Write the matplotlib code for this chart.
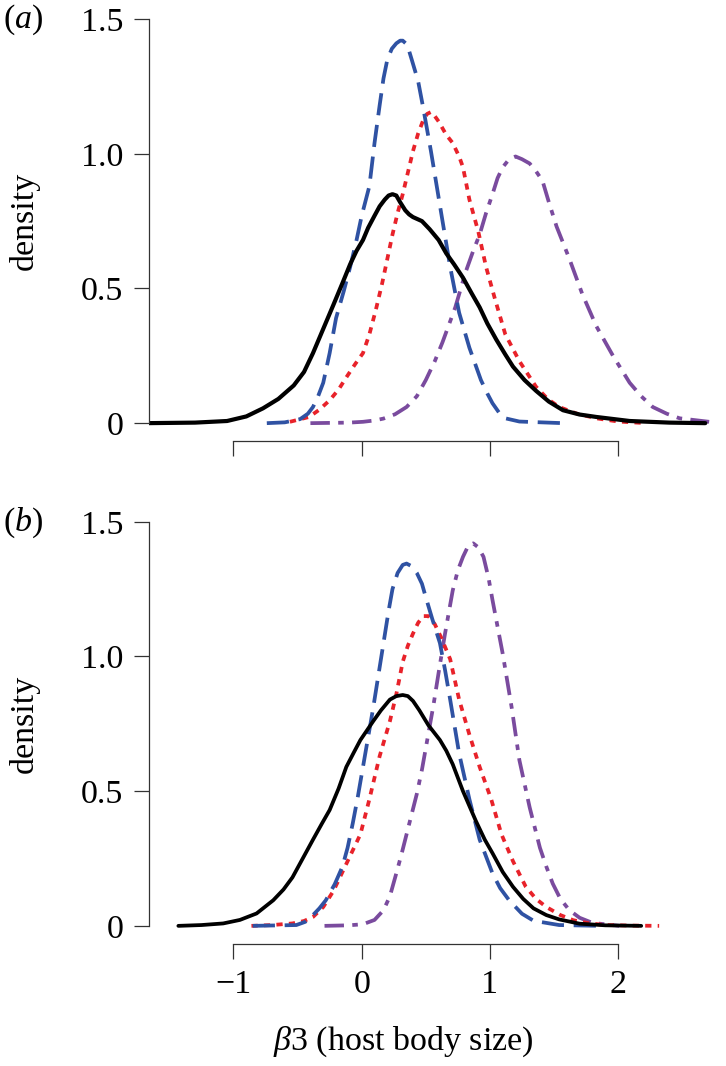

--------------------------------

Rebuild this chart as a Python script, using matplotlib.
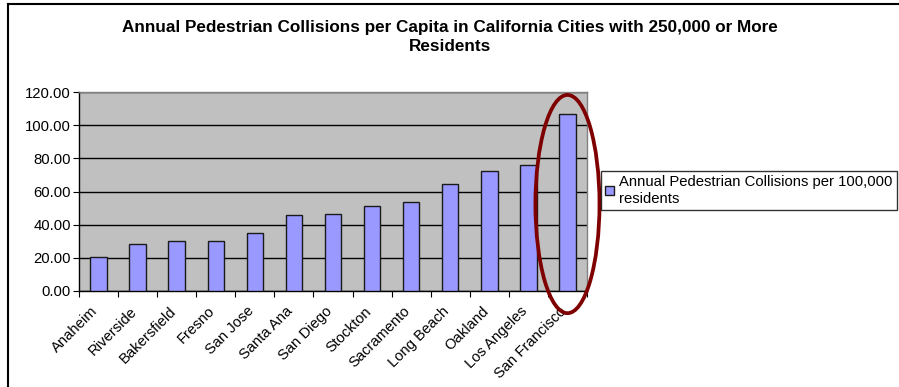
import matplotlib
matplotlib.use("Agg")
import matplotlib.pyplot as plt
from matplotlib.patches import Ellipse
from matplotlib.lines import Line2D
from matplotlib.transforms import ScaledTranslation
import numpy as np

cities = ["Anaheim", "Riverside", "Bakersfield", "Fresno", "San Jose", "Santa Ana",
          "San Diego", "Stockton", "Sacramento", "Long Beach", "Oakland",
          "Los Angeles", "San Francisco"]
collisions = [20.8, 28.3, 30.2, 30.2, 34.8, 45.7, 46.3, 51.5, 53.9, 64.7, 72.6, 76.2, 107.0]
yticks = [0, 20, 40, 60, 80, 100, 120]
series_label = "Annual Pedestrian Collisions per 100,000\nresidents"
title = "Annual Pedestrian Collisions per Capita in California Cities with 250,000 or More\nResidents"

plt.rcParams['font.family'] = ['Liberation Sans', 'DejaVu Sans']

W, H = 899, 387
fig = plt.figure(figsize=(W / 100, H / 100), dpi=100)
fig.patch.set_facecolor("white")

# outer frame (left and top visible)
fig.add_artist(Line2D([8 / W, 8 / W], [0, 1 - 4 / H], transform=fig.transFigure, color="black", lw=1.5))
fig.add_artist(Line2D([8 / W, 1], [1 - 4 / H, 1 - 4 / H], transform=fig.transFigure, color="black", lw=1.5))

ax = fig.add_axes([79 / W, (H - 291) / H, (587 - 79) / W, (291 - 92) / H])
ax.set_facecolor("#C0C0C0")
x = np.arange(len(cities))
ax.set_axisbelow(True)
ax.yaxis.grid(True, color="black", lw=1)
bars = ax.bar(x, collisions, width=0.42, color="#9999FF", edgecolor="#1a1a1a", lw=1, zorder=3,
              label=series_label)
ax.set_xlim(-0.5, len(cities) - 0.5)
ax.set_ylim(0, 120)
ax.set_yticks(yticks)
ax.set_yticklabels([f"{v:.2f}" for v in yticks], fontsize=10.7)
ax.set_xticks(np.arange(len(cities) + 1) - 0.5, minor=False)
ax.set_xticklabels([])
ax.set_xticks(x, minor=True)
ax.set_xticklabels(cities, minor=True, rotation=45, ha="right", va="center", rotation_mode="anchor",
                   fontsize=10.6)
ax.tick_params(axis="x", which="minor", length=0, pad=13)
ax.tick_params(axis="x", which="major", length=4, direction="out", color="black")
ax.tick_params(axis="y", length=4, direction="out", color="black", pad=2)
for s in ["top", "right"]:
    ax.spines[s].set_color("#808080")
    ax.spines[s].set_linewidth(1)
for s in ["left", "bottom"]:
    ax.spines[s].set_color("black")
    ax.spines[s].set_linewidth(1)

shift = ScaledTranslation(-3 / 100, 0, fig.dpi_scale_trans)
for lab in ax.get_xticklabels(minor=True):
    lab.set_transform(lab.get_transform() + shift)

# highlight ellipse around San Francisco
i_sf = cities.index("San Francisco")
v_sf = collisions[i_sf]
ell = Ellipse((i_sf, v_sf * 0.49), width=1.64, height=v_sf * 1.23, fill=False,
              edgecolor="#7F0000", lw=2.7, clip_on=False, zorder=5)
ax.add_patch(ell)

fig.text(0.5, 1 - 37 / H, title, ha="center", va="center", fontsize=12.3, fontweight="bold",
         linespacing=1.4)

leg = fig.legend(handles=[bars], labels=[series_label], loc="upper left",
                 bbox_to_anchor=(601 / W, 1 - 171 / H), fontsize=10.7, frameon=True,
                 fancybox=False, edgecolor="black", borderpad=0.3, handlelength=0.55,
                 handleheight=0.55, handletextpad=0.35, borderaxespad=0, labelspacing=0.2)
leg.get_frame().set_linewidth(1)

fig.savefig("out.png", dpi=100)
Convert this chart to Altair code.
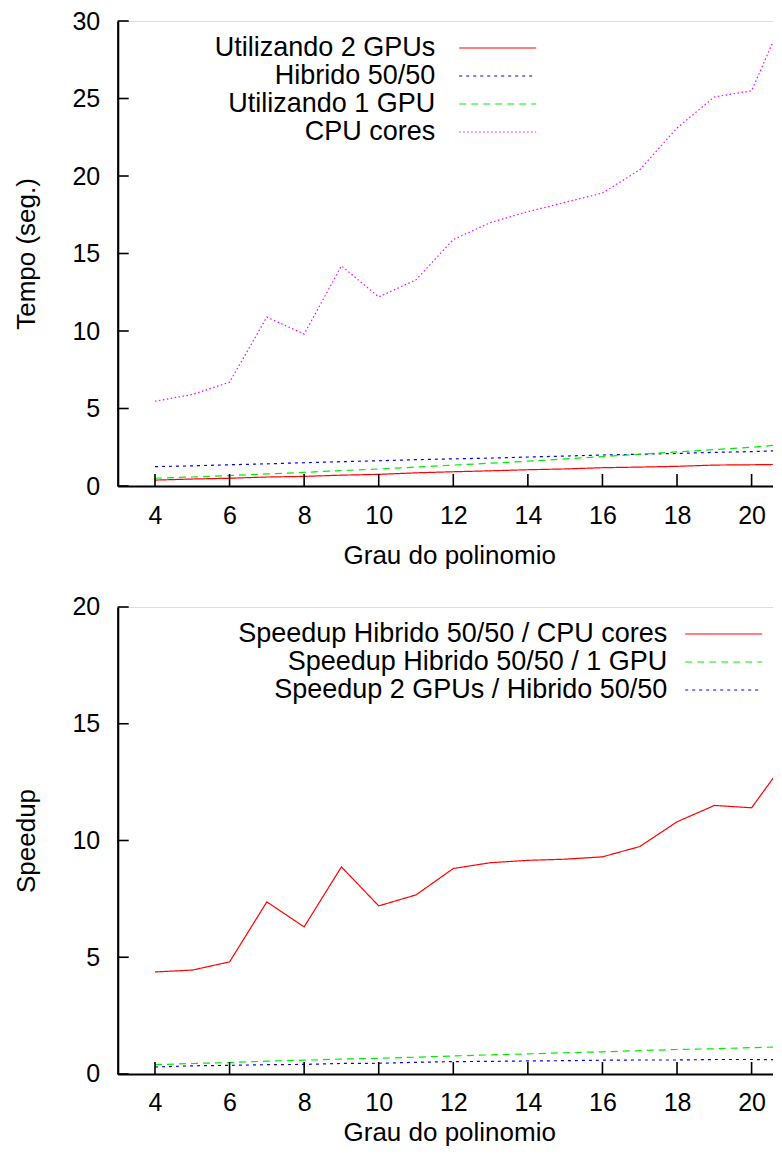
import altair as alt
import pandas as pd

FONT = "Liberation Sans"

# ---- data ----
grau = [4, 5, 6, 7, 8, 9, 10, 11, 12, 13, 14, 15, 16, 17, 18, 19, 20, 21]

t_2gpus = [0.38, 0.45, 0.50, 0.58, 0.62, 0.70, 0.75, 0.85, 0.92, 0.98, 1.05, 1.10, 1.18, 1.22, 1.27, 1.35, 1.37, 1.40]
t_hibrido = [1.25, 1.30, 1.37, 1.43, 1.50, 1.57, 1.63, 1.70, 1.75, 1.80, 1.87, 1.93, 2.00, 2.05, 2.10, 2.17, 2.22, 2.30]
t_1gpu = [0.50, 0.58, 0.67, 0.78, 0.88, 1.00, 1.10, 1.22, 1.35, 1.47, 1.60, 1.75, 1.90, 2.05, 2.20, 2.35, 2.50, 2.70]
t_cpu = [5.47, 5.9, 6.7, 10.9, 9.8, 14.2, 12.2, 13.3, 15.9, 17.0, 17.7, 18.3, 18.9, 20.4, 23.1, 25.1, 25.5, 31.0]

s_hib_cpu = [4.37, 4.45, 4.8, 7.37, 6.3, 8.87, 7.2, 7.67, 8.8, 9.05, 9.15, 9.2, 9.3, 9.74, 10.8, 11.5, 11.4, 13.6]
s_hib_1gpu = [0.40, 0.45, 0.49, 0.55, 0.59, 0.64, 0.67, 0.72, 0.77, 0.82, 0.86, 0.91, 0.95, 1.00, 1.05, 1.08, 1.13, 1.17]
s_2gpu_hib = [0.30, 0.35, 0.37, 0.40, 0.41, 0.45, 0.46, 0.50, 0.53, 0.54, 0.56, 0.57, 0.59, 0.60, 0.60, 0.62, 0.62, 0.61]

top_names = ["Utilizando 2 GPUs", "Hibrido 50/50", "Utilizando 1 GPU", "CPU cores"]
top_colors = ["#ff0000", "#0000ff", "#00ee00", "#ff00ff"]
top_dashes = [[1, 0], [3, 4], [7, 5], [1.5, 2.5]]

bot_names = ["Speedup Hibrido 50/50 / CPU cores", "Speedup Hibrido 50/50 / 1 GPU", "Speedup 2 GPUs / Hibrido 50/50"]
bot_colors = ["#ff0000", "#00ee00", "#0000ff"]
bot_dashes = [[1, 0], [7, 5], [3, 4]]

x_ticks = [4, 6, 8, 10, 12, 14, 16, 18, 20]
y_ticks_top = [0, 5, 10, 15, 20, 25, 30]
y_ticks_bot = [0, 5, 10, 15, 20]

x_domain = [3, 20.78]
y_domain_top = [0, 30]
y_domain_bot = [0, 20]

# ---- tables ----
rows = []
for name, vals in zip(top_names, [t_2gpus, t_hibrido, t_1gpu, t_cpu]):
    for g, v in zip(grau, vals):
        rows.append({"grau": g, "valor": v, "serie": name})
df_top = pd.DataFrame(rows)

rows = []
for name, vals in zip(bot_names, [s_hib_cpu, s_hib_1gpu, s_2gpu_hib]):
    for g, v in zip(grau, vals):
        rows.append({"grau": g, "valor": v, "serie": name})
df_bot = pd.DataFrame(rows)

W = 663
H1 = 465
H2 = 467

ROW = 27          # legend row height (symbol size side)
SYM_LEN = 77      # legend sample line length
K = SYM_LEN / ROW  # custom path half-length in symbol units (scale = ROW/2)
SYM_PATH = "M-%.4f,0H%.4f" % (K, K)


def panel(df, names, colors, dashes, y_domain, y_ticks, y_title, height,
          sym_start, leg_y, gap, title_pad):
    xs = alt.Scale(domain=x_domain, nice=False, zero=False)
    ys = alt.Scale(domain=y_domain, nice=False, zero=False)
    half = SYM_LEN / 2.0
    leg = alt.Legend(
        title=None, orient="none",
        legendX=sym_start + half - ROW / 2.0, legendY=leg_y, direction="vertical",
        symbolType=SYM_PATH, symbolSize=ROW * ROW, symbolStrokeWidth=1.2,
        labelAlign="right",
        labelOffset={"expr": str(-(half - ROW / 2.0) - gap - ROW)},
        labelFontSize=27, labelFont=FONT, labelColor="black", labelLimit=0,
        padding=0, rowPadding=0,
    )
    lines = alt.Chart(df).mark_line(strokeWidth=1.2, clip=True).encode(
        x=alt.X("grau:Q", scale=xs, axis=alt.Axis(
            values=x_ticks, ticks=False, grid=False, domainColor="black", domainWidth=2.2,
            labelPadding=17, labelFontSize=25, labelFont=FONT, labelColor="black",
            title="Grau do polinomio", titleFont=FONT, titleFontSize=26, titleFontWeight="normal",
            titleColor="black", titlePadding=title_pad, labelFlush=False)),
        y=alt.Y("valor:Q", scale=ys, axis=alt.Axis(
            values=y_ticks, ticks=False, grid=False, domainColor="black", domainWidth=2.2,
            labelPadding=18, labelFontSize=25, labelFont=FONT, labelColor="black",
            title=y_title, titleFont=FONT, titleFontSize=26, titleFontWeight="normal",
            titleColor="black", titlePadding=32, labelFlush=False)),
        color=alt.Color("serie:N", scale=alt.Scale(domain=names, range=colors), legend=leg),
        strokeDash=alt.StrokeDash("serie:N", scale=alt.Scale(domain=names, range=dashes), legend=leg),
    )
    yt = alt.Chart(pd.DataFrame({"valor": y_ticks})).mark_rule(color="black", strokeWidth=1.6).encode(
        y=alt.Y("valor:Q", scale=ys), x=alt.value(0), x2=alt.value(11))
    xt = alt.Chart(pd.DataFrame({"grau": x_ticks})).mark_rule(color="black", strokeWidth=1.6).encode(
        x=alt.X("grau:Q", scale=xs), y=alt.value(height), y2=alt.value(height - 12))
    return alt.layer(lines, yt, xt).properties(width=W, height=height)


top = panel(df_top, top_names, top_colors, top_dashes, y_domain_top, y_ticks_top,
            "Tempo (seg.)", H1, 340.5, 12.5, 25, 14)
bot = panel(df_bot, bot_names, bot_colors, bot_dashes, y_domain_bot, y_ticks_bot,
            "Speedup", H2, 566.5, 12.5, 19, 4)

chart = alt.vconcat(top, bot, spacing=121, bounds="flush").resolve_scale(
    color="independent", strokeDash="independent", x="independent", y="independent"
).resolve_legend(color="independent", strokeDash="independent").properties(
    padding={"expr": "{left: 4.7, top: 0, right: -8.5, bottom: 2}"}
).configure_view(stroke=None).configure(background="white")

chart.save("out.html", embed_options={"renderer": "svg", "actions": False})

--------------------------------

**Set task:** Write out the lines running from the one that contains "Rebuild this chart" through the one that contains "import numpy as np", ends included, and nothing else. Pictures stay out of the copy.

**Expected answer:**
Rebuild this chart as a Python script, using matplotlib.
import matplotlib
matplotlib.use("Agg")
import matplotlib.pyplot as plt
from matplotlib.patches import Ellipse
from matplotlib.lines import Line2D
from matplotlib.transforms import ScaledTranslation
import numpy as np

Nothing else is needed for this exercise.